Task requirements
Copy each line below exactly and leave the pictures out.

Source material
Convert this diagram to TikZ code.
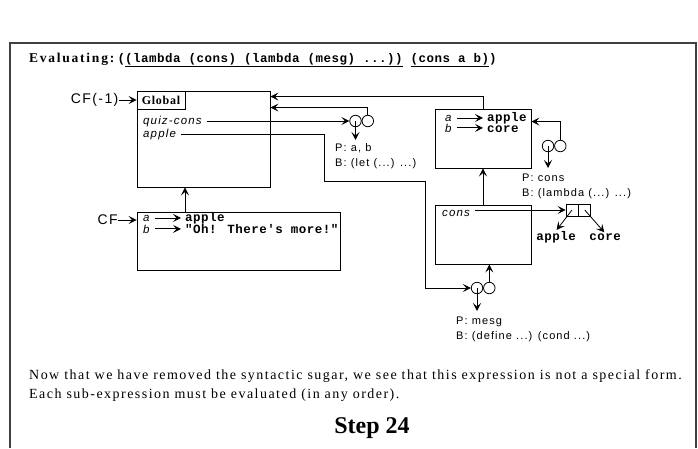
\documentclass[tikz,border=0pt]{standalone}
\usepackage{fontspec}
\setmainfont{Liberation Serif}
\setsansfont{Liberation Sans}
\setmonofont{Liberation Mono}
\newfontfamily\lblfont[LetterSpace=10]{Liberation Sans}
\newfontfamily\txtfont[LetterSpace=10.5]{Liberation Serif}
\newfontfamily\codefont[LetterSpace=4]{Liberation Mono}
\usetikzlibrary{arrows.meta, positioning, calc}

\begin{document}
\begin{tikzpicture}[x=1pt, y=-1pt,
    envbox/.style={draw, line width=0.9pt, inner sep=0pt},
    cell/.style={draw, line width=0.8pt, minimum width=12pt, minimum height=12pt, inner sep=0pt},
    lbl/.style={font={\lblfont\fontsize{11}{15}\selectfont}, inner sep=0pt, align=left},
    cflbl/.style={font={\lblfont\fontsize{14}{14}\selectfont}, inner sep=0pt},
    var/.style={font={\lblfont\itshape\fontsize{11.5}{12}\selectfont}, inner sep=0pt, anchor=base west},
    val/.style={font={\codefont\bfseries\fontsize{12.5}{13}\selectfont}, inner sep=0pt, anchor=base west},
    note/.style={font={\txtfont\fontsize{14}{18}\selectfont}, inner sep=0pt, anchor=base west},
    blob/.style={circle, draw, line width=0.8pt, minimum size=11.5pt, inner sep=0pt},
    ptr/.style={-{Stealth[length=8pt,width=8pt,inset=3.5pt]}, line width=0.8pt}]
  \useasboundingbox (0,0) rectangle (698,448);
  \draw[line width=1.3pt, black!75] (10,448) |- (696,43) -- (696,448);

  % heading
  \node[anchor=base west, inner sep=0pt, font={\txtfont\bfseries\fontsize{13.5}{14}\selectfont\addfontfeature{LetterSpace=13}}] (evlbl) at (29,62) {Evaluating:};
  \node[val] (evexpr) at ([xshift=3pt]evlbl.base east) {(\underline{(lambda (cons) (lambda (mesg) ...))} \underline{(cons a b)})};

  % global environment
  \node[envbox, minimum width=133pt, minimum height=96pt] (global) at (203.5,139) {};
  \node[envbox, anchor=north west, minimum width=48pt, minimum height=18pt, font={\txtfont\bfseries\fontsize{12}{12}\selectfont\addfontfeature{LetterSpace=6}}] (gtag) at (global.north west) {Global};
  \node[cflbl, left=18pt of gtag] (cfm1) {CF(-1)};
  \node[var] (gqc) at (143,124) {quiz-cons};
  \node[var] (gapple) at (143,137) {apple};

  % procedure quiz-cons
  \node[blob] (p1l) at (355.5,121) {};
  \node[blob, right=0pt of p1l] (p1r) {};
  \node[lbl, anchor=north west] (p1txt) at (335,143) {P: a, b\\B: (let (...) ...)};

  % frame for (cons a b)
  \node[envbox, minimum width=96pt, minimum height=59pt] (cenv) at (483,138.5) {};
  \node[var] (ca) at (445,121) {a};
  \node[var] (cb) at (445,132) {b};
  \node[val] (cav) at (487,121) {apple};
  \node[val] (cbv) at (487,132) {core};

  % procedure cons
  \node[blob] (p2l) at (548,146) {};
  \node[blob, right=0pt of p2l] (p2r) {};
  \node[lbl, anchor=north west] (p2txt) at (522,174) {P: cons\\B: (lambda (...) ...)};

  % frame for the lambda (cons)
  \node[envbox, minimum width=96pt, minimum height=59pt] (lenv) at (483,234.5) {};
  \node[var] (lcons) at (442,216) {cons};
  \node[cell] (car) at (572,210) {};
  \node[cell, right=0pt of car] (cdr) {};
  \node[val, anchor=base] (capple) at (556,240) {apple};
  \node[val, anchor=base] (ccore) at (605,240) {core};

  % procedure mesg
  \node[blob] (p3l) at (477,288) {};
  \node[blob, right=0pt of p3l] (p3r) {};
  \node[lbl, anchor=north west] (p3txt) at (456,317) {P: mesg\\B: (define ...) (cond ...)};

  % current frame
  \node[envbox, minimum width=203pt, minimum height=58pt] (fenv) at (238.5,241) {};
  \node[cflbl, anchor=east] (cf) at (118,220) {CF};
  \node[var] (fa) at (143,221) {a};
  \node[var] (fb) at (143,233) {b};
  \node[val] (fav) at (185,221) {apple};
  \node[val] (fbv) at (185,233) {"Oh! There's more!"};

  % text
  \node[note] (note1) at (29,379.5) {Now that we have removed the syntactic sugar, we see that this expression is not a special form.};
  \node[note] (note2) at ([yshift=-18.5pt]note1.base west) {Each sub-expression must be evaluated (in any order).};
  \node[anchor=base, inner sep=0pt, font={\bfseries\fontsize{24}{24}\selectfont}] (stepno) at (372,433) {Step 24};

  % pointers
  \draw[ptr] (cfm1) -- (cfm1 -| global.west);
  \draw[ptr] (cf) -- (cf -| fenv.west);
  \draw[ptr, shorten <=5pt] (gqc.east |- p1l) -- (p1l.west);
  \draw[ptr, shorten >=3pt] (p1l.center) -- (p1l.center |- p1txt.north);
  \draw[ptr] (p1r.north) |- ($(global.north east)+(0,17)$);
  \draw[ptr] (cenv.north) |- ($(global.north east)+(0,6)$);
  \draw[ptr, shorten <=5pt, shorten >=4pt] (ca.east) -- (ca.east -| cav.west);
  \draw[ptr, shorten <=5pt, shorten >=4pt] (cb.east) -- (cb.east -| cbv.west);
  \draw[ptr] (p2r.north) |- ($(cenv.north east)+(0,13)$);
  \draw[ptr, shorten >=6pt] (p2l.center) -- (p2l.center |- p2txt.north);
  \draw[ptr] (lenv.north) -- (cenv.south);
  \draw[ptr, shorten <=5pt] (car.west -| lcons.east) -- (car.west);
  \draw[ptr, shorten >=1pt] (car.center) -- (capple.north);
  \draw[ptr, shorten >=1pt] (cdr.center) -- (ccore.north);
  \draw[ptr, shorten <=5pt] (gapple.east) -| (324,181) -- (425,181) |- (p3l.west);
  \draw[ptr] (p3r.north) -- (p3r.north |- lenv.south);
  \draw[ptr, shorten >=6pt] (p3l.center) -- (p3l.center |- p3txt.north);
  \draw[ptr, shorten <=5pt, shorten >=4pt] (fa.east) -- (fa.east -| fav.west);
  \draw[ptr, shorten <=5pt, shorten >=4pt] (fb.east) -- (fb.east -| fbv.west);
  \draw[ptr] (fav.west |- fenv.north) -- (fav.west |- global.south);
\end{tikzpicture}
\end{document}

Answer to the problem
Convert this diagram to TikZ code.
\documentclass[tikz,border=0pt]{standalone}
\usepackage{fontspec}
\setmainfont{Liberation Serif}
\setsansfont{Liberation Sans}
\setmonofont{Liberation Mono}
\newfontfamily\lblfont[LetterSpace=10]{Liberation Sans}
\newfontfamily\txtfont[LetterSpace=10.5]{Liberation Serif}
\newfontfamily\codefont[LetterSpace=4]{Liberation Mono}
\usetikzlibrary{arrows.meta, positioning, calc}

\begin{document}
\begin{tikzpicture}[x=1pt, y=-1pt,
    envbox/.style={draw, line width=0.9pt, inner sep=0pt},
    cell/.style={draw, line width=0.8pt, minimum width=12pt, minimum height=12pt, inner sep=0pt},
    lbl/.style={font={\lblfont\fontsize{11}{15}\selectfont}, inner sep=0pt, align=left},
    cflbl/.style={font={\lblfont\fontsize{14}{14}\selectfont}, inner sep=0pt},
    var/.style={font={\lblfont\itshape\fontsize{11.5}{12}\selectfont}, inner sep=0pt, anchor=base west},
    val/.style={font={\codefont\bfseries\fontsize{12.5}{13}\selectfont}, inner sep=0pt, anchor=base west},
    note/.style={font={\txtfont\fontsize{14}{18}\selectfont}, inner sep=0pt, anchor=base west},
    blob/.style={circle, draw, line width=0.8pt, minimum size=11.5pt, inner sep=0pt},
    ptr/.style={-{Stealth[length=8pt,width=8pt,inset=3.5pt]}, line width=0.8pt}]
  \useasboundingbox (0,0) rectangle (698,448);
  \draw[line width=1.3pt, black!75] (10,448) |- (696,43) -- (696,448);

  % heading
  \node[anchor=base west, inner sep=0pt, font={\txtfont\bfseries\fontsize{13.5}{14}\selectfont\addfontfeature{LetterSpace=13}}] (evlbl) at (29,62) {Evaluating:};
  \node[val] (evexpr) at ([xshift=3pt]evlbl.base east) {(\underline{(lambda (cons) (lambda (mesg) ...))} \underline{(cons a b)})};

  % global environment
  \node[envbox, minimum width=133pt, minimum height=96pt] (global) at (203.5,139) {};
  \node[envbox, anchor=north west, minimum width=48pt, minimum height=18pt, font={\txtfont\bfseries\fontsize{12}{12}\selectfont\addfontfeature{LetterSpace=6}}] (gtag) at (global.north west) {Global};
  \node[cflbl, left=18pt of gtag] (cfm1) {CF(-1)};
  \node[var] (gqc) at (143,124) {quiz-cons};
  \node[var] (gapple) at (143,137) {apple};

  % procedure quiz-cons
  \node[blob] (p1l) at (355.5,121) {};
  \node[blob, right=0pt of p1l] (p1r) {};
  \node[lbl, anchor=north west] (p1txt) at (335,143) {P: a, b\\B: (let (...) ...)};

  % frame for (cons a b)
  \node[envbox, minimum width=96pt, minimum height=59pt] (cenv) at (483,138.5) {};
  \node[var] (ca) at (445,121) {a};
  \node[var] (cb) at (445,132) {b};
  \node[val] (cav) at (487,121) {apple};
  \node[val] (cbv) at (487,132) {core};

  % procedure cons
  \node[blob] (p2l) at (548,146) {};
  \node[blob, right=0pt of p2l] (p2r) {};
  \node[lbl, anchor=north west] (p2txt) at (522,174) {P: cons\\B: (lambda (...) ...)};

  % frame for the lambda (cons)
  \node[envbox, minimum width=96pt, minimum height=59pt] (lenv) at (483,234.5) {};
  \node[var] (lcons) at (442,216) {cons};
  \node[cell] (car) at (572,210) {};
  \node[cell, right=0pt of car] (cdr) {};
  \node[val, anchor=base] (capple) at (556,240) {apple};
  \node[val, anchor=base] (ccore) at (605,240) {core};

  % procedure mesg
  \node[blob] (p3l) at (477,288) {};
  \node[blob, right=0pt of p3l] (p3r) {};
  \node[lbl, anchor=north west] (p3txt) at (456,317) {P: mesg\\B: (define ...) (cond ...)};

  % current frame
  \node[envbox, minimum width=203pt, minimum height=58pt] (fenv) at (238.5,241) {};
  \node[cflbl, anchor=east] (cf) at (118,220) {CF};
  \node[var] (fa) at (143,221) {a};
  \node[var] (fb) at (143,233) {b};
  \node[val] (fav) at (185,221) {apple};
  \node[val] (fbv) at (185,233) {"Oh! There's more!"};

  % text
  \node[note] (note1) at (29,379.5) {Now that we have removed the syntactic sugar, we see that this expression is not a special form.};
  \node[note] (note2) at ([yshift=-18.5pt]note1.base west) {Each sub-expression must be evaluated (in any order).};
  \node[anchor=base, inner sep=0pt, font={\bfseries\fontsize{24}{24}\selectfont}] (stepno) at (372,433) {Step 24};

  % pointers
  \draw[ptr] (cfm1) -- (cfm1 -| global.west);
  \draw[ptr] (cf) -- (cf -| fenv.west);
  \draw[ptr, shorten <=5pt] (gqc.east |- p1l) -- (p1l.west);
  \draw[ptr, shorten >=3pt] (p1l.center) -- (p1l.center |- p1txt.north);
  \draw[ptr] (p1r.north) |- ($(global.north east)+(0,17)$);
  \draw[ptr] (cenv.north) |- ($(global.north east)+(0,6)$);
  \draw[ptr, shorten <=5pt, shorten >=4pt] (ca.east) -- (ca.east -| cav.west);
  \draw[ptr, shorten <=5pt, shorten >=4pt] (cb.east) -- (cb.east -| cbv.west);
  \draw[ptr] (p2r.north) |- ($(cenv.north east)+(0,13)$);
  \draw[ptr, shorten >=6pt] (p2l.center) -- (p2l.center |- p2txt.north);
  \draw[ptr] (lenv.north) -- (cenv.south);
  \draw[ptr, shorten <=5pt] (car.west -| lcons.east) -- (car.west);
  \draw[ptr, shorten >=1pt] (car.center) -- (capple.north);
  \draw[ptr, shorten >=1pt] (cdr.center) -- (ccore.north);
  \draw[ptr, shorten <=5pt] (gapple.east) -| (324,181) -- (425,181) |- (p3l.west);
  \draw[ptr] (p3r.north) -- (p3r.north |- lenv.south);
  \draw[ptr, shorten >=6pt] (p3l.center) -- (p3l.center |- p3txt.north);
  \draw[ptr, shorten <=5pt, shorten >=4pt] (fa.east) -- (fa.east -| fav.west);
  \draw[ptr, shorten <=5pt, shorten >=4pt] (fb.east) -- (fb.east -| fbv.west);
  \draw[ptr] (fav.west |- fenv.north) -- (fav.west |- global.south);
\end{tikzpicture}
\end{document}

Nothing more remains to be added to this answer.